Community Manager vs. Social Media Manager

Social Media Manager (1)

Your small business might be on social media, but do you have the right people running your accounts? Two positions that appear to overlap and aren’t always acknowledged as separate roles are the community manager and the social media manager. Each has a specific purpose, and it’s a good idea to use both in order to have a fully formed social media program.

Social Media Manager: Strategy and Content

Social media managers create and curate the content that gets published on social media platforms like Facebook, Twitter, and Instagram. They develop and manage content calendars, write copy, schedule posts, and will oversee the creation of social content (like photos and video) that will be made in-house. A strategy is developed to deploy this content at the right time, to the right audience, in order to promote the best engagement rates. Social media managers also handle a brand’s online reputation by creating content, responding to comments, and answering questions as the brand.

Each channel is always changing, as social media managers work to improve content using the data they collect. They will analyze the past successes and failures from previous efforts, research new ideas, and reorganize their strategy in order to get better results moving forward. They are constantly trying to improve engagement rates and optimize brand messaging. Social media managers also collaborate with different departments, like marketing, PR, and sales, to provide a universal strategy that can speak to each part of the company.

Measurement of success: According to SumAll, “A social media manager measures success by how much content is published, how people engage with it, what kind of content performs best and what fuels the increase in followers.”

Community Manager: Listening and Customer Service

Community Managers build relationships and provide human insight for the brand. They act as a humanizing face and are the internal advocates for customers. They dig deep into the online community to connect with potential customers, and work to maintain a good rapport with them. Community managers also promote social media events and contests, in order to establish a continuous presence for a brand with their audience.

From a customer service standpoint, they communicate with users who are at different points of the sales funnel. They understand the needs and questions of both customers and non-customers, in order to deal with all inquiries quickly and effectively to provide a resolution. Social listening is an important part of their job as well because they are constantly monitoring all channels for customer feedback.

Measurement of success: SumAll also says that “Community managers focus on earned media and word of mouth. They do this by keeping influencers and potential customers engaged, welcoming new audience members into their communities, and expanding the brand’s visibility through guest posts and opportunities like Twitter chats.”

Many believe that the social media manager and community manager are the same position– while their responsibilities may intertwine, they are two separate, integral pieces of a strong and robust social media plan. Curata has the data to back up how essential it is that brands start investing in the management of their social media platforms, as 70% of marketers lack a consistent or integrated content strategy.

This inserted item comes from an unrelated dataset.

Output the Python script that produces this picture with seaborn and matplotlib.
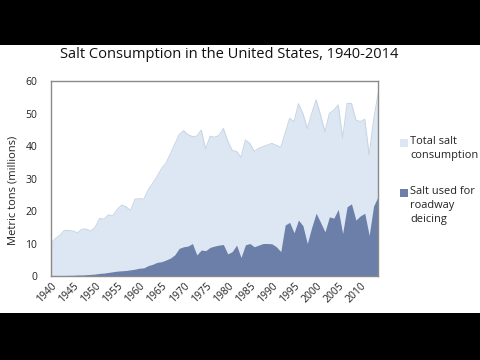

According to Albert Costill at Search Engine Journal, the top content marketing challenges business owners face today are “…a lack of time to create content (51%), producing enough content variety/volume (50%), producing truly engaging content (42%), measuring content effectiveness (38%), and developing consistent content strategy (34%).” Both the social media manager and community manager roles work together to strengthen your company’s outreach, and it’s important to not only invest in them, but to identify the goals and metrics for each.